Sales and marketing chief Laurent Bresson said: “Less than a decade ago EPS represented four percent of our sales, last year it was nearly 30% and by 2015 it will account for over half. We are quickly expanding into areas previously dominated by hydraulic steering systems in an effort to make the world’s automobiles both more adaptive and efficient.”
Nexteer claims the superior efficiency of EPS can improve a vehicle’s fuel economy by up to six%, which typically reduces CO2 emissions by up to 8g/km. The benefits are not restricted to small car applications; Nexteer supplies EPS for two large 2011 Ford models: the Mustang and F-150 pick-up truck.

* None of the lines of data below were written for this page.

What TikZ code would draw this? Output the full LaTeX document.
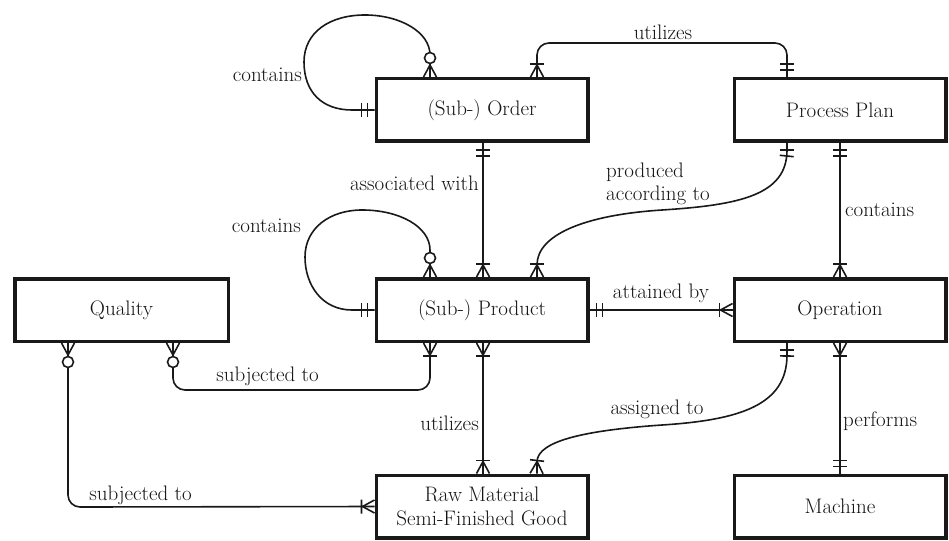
\documentclass[tikz,border=0pt]{standalone}
\usepackage{fontspec}
\usetikzlibrary{decorations.markings}

\tikzset{
  txt/.style={font=\fontsize{21}{24}\selectfont, text=black!92},
  entity/.style={txt, draw=black!90, line width=3.5pt, minimum width=211.5pt,
    minimum height=62.5pt, inner sep=0pt, align=center},
  rel/.style={draw=black!90, line width=1.6pt},
  lbl/.style={txt, inner sep=0pt},
  tick/.style={draw=black!90, line width=1.6pt},
  % exactly one (two bars) at the start / end of a relationship line
  one start/.style={postaction={decorate,decoration={markings,
    mark=at position 7pt with {\draw[tick] (0pt,-7pt) -- (0pt,7pt);},
    mark=at position 13pt with {\draw[tick] (0pt,-7pt) -- (0pt,7pt);}}}},
  one end/.style={postaction={decorate,decoration={markings,
    mark=at position -7pt with {\draw[tick] (0pt,-7pt) -- (0pt,7pt);},
    mark=at position -13pt with {\draw[tick] (0pt,-7pt) -- (0pt,7pt);}}}},
  % one or many (crow's foot and bar)
  many start/.style={postaction={decorate,decoration={markings,
    mark=at position 12pt with {\draw[tick] (-12pt,-6.5pt) -- (0pt,0pt) -- (-12pt,6.5pt);},
    mark=at position 13pt with {\draw[tick] (0pt,-7pt) -- (0pt,7pt);}}}},
  many end/.style={postaction={decorate,decoration={markings,
    mark=at position -12pt with {\draw[tick] (12pt,-6.5pt) -- (0pt,0pt) -- (12pt,6.5pt);},
    mark=at position -13pt with {\draw[tick] (0pt,-7pt) -- (0pt,7pt);}}}},
  % zero or many (crow's foot and ring)
  zmany start/.style={postaction={decorate,decoration={markings,
    mark=at position 12pt with {\draw[tick] (-12pt,-6.5pt) -- (0pt,0pt) -- (-12pt,6.5pt);},
    mark=at position 19pt with {\draw[tick, fill=white] (0pt,0pt) circle[radius=5.5pt];}}}},
  zmany end/.style={postaction={decorate,decoration={markings,
    mark=at position -12pt with {\draw[tick] (12pt,-6.5pt) -- (0pt,0pt) -- (12pt,6.5pt);},
    mark=at position -19pt with {\draw[tick, fill=white] (0pt,0pt) circle[radius=5.5pt];}}}},
}

\begin{document}
\begin{tikzpicture}[x=1pt, y=-1pt]
\useasboundingbox (0,0) rectangle (949,540);

% entities
\node[entity] (order)   at (482,110)   {(Sub-) Order};
\node[entity] (plan)    at (840,110)   {Process Plan};
\node[entity, minimum width=213.5pt] (quality) at (121.5,310) {Quality};
\node[entity] (product) at (482,310)   {(Sub-) Product};
\node[entity] (oper)    at (840,310)   {Operation};
\node[entity] (raw)     at (482,506.5) {Raw Material\\Semi-Finished Good};
\node[entity] (machine) at (840,506.5) {Machine};

% bends of the orthogonal connectors
\coordinate (u1) at (537,43);
\coordinate (u2) at (787,43);
\coordinate (s1) at (173,390);
\coordinate (s2) at (430,390);
\coordinate (r1) at (68,507);

% order consists of sub-orders
\draw[rel, one start, zmany end] (order.west) -- (352,110)
  .. controls (322,110) and (304,92) .. (304,62)
  .. controls (304,32) and (330,15) .. (365,15)
  .. controls (400,15) and (430,32) .. (430,55)
  -- ([xshift=-52pt]order.north);
\node[lbl, anchor=east] (l1) at (302,75) {contains};

% order utilizes process plan
\draw[rel, many start, one end]
  ([xshift=55pt]order.north) -- ([yshift=-12pt]u1)
  .. controls ([yshift=-5.4pt]u1) and ([xshift=5.4pt]u1) .. ([xshift=12pt]u1)
  -- ([xshift=-12pt]u2)
  .. controls ([xshift=-5.4pt]u2) and ([yshift=-5.4pt]u2) .. ([yshift=-12pt]u2)
  -- ([xshift=-53pt]plan.north);
\node[lbl] (l2) at (663,32) {utilizes};

% order associated with product
\draw[rel, one start, many end] ([xshift=1pt]order.south) -- ([xshift=1pt]product.north);
\node[lbl, anchor=east] (l3) at (479,183) {associated with};

% product produced according to process plan
\draw[rel, one start, many end] ([xshift=-53pt]plan.south) -- (787,150)
  .. controls (787,195) and (740,205) .. (662,210)
  .. controls (584,215) and (537,235) .. (537,265)
  -- ([xshift=55pt]product.north);
\node[lbl, anchor=west, align=left] (l4) at (606,184) {produced\\[-1pt]according to};

% process plan contains operations
\draw[rel, one start, many end] (plan.south) -- (oper.north);
\node[lbl, anchor=west] (l5) at (845,210) {contains};

% product consists of sub-products
\draw[rel, one start, zmany end] (product.west) -- (352,310)
  .. controls (322,310) and (305,285) .. (305,257)
  .. controls (305,228) and (330,210) .. (362,210)
  .. controls (400,210) and (430,227) .. (430,250)
  -- ([xshift=-52pt]product.north);
\node[lbl, anchor=east] (l6) at (301,226) {contains};

% product attained by operation
\draw[rel, one start, many end] (product.east) -- (oper.west);
\node[lbl] (l7) at (661,293) {attained by};

% product subjected to quality
\draw[rel, zmany start, many end]
  ([xshift=51.5pt]quality.south) -- ([yshift=12pt]s1)
  .. controls ([yshift=5.4pt]s1) and ([xshift=5.4pt]s1) .. ([xshift=12pt]s1)
  -- ([xshift=-12pt]s2)
  .. controls ([xshift=-5.4pt]s2) and ([yshift=5.4pt]s2) .. ([yshift=12pt]s2)
  -- ([xshift=-52pt]product.south);
\node[lbl] (l8) at (267.5,376) {subjected to};

% raw material subjected to quality
\draw[rel, zmany start, many end]
  ([xshift=-53.5pt]quality.south) -- ([yshift=12pt]r1)
  .. controls ([yshift=5.4pt]r1) and ([xshift=5.4pt]r1) .. ([xshift=12pt]r1)
  -- (raw.west);
\node[lbl] (l9) at (140.5,495) {subjected to};

% product utilizes raw material
\draw[rel, many start, many end] ([xshift=1pt]product.south) -- ([xshift=1pt]raw.north);
\node[lbl, anchor=east] (l10) at (479,423) {utilizes};

% raw material assigned to operation
\draw[rel, one start, many end] ([xshift=-53pt]oper.south) -- (787,355)
  .. controls (787,405) and (740,420) .. (662,425)
  .. controls (590,430) and (537,440) .. (537,462)
  -- ([xshift=55pt]raw.north);
\node[lbl] (l11) at (657,409) {assigned to};

% machine performs operation
\draw[rel, many start, one end] (oper.south) -- (machine.north);
\node[lbl, anchor=west] (l12) at (843,421) {performs};
\end{tikzpicture}
\end{document}
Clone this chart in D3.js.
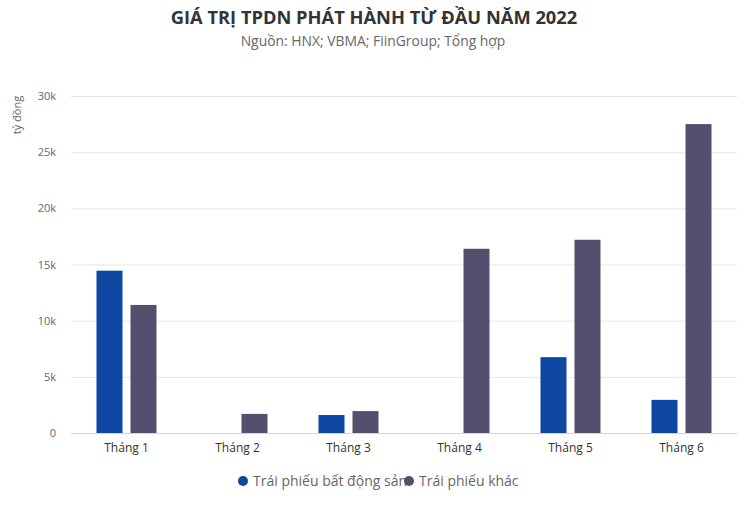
<!DOCTYPE html>
<html><head><meta charset="utf-8">
<script src="https://cdn.jsdelivr.net/npm/d3@7"></script>
<style>body{margin:0;background:#fff}svg{display:block;font-family:"Open Sans","Noto Sans",sans-serif}</style>
</head><body><svg id="c" width="746" height="508"></svg>
<script>
const categories = ["Tháng 1","Tháng 2","Tháng 3","Tháng 4","Tháng 5","Tháng 6"];
const seriesNames = ["Trái phiếu bất động sản","Trái phiếu khác"];
const bdsValues = [14450, 0, 1600, 0, 6750, 2950];
const khacValues = [11400, 1700, 1950, 16400, 17200, 27500];
const yTicks = [0,5000,10000,15000,20000,25000,30000];
const colors = ["#0d47a1","#544f6f"];

const svg = d3.select("#c");
const m = {l:71, r:737, t:96, b:433};
const x = d3.scaleBand().domain(categories).range([m.l,m.r]);
const barW = 26, gap = 8, groupW = 2*barW + gap;
const y = d3.scaleLinear().domain([0,30000]).range([m.b,m.t]);

svg.append("text").attr("x",374).attr("y",24).attr("text-anchor","middle")
  .attr("font-size",18.3).attr("font-weight","bold").attr("fill","#333").text("GIÁ TRỊ TPDN PHÁT HÀNH TỪ ĐẦU NĂM 2022");
svg.append("text").attr("x",373).attr("y",46).attr("text-anchor","middle")
  .attr("font-size",13.9).attr("fill","#666").text("Nguồn: HNX; VBMA; FiinGroup; Tổng hợp");

const yAxis = d3.axisLeft(y).tickValues(yTicks).tickSize(-(m.r-m.l)).tickPadding(15)
  .tickFormat(d => d===0 ? "0" : (d/1000)+"k");
const ga = svg.append("g").attr("transform",`translate(${m.l},0)`).call(yAxis);
ga.select(".domain").remove();
ga.selectAll("line").attr("stroke","#e6e6e6");
ga.selectAll("text").attr("fill","#666").attr("font-size",11).attr("font-family","Open Sans, sans-serif");

svg.append("text").attr("transform","translate(21,115) rotate(-90)").attr("text-anchor","middle")
  .attr("font-size",11).attr("fill","#666").text("tỷ đồng");

const data = categories.map((c,i)=>({c, v:[bdsValues[i], khacValues[i]]}));
const g = svg.append("g");
data.forEach(d=>{
  d.v.forEach((v,j)=>{
    if(!v) return;
    g.append("rect").attr("x", x(d.c) + (x.bandwidth()-groupW)/2 + j*(barW+gap)).attr("width", barW)
      .attr("y", y(v)).attr("height", y(0)-y(v)).attr("fill", colors[j]);
  });
});

const xa = svg.append("g").attr("transform",`translate(0,${m.b})`).call(d3.axisBottom(x).tickSize(0).tickPadding(10));
xa.select(".domain").attr("stroke","#ccd6eb");
xa.selectAll("text").attr("fill","#333").attr("font-size",12).attr("font-family","Open Sans, sans-serif");

const lg = svg.append("g");
const lx = [243, 409];
seriesNames.forEach((n,i)=>{
  lg.append("circle").attr("cx",lx[i]).attr("cy",481).attr("r",5).attr("fill",colors[i]);
  lg.append("text").attr("x",lx[i]+10).attr("y",486).attr("font-size",14).attr("fill","#666").text(n);
});
</script></body></html>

The 12-volt system produced for the F-150 was a first in the high-volume pickup truck market and another milestone for the supplier.
“This breakthrough could mean Nexteer EPS becomes standard on more than 90% of North American full-size pickups by 2013,” Bresson said.
“The majority of our new business is going electrical,” said Rafal Wyszomirski, manager of Nexteer’s plant in Poland, where over half of the automotive EPS systems sold to date were made.
Nexteer’s history includes the patented Jacox gear system that revolutionised ergonomics by enabling the steering wheel to be arranged in a more natural position for the driver. It began hydraulic power steering trials as early as 1927 and has supplied hydraulic systems to automakers for over 40 years.
In 1999 it was the first supplier to launch EPS.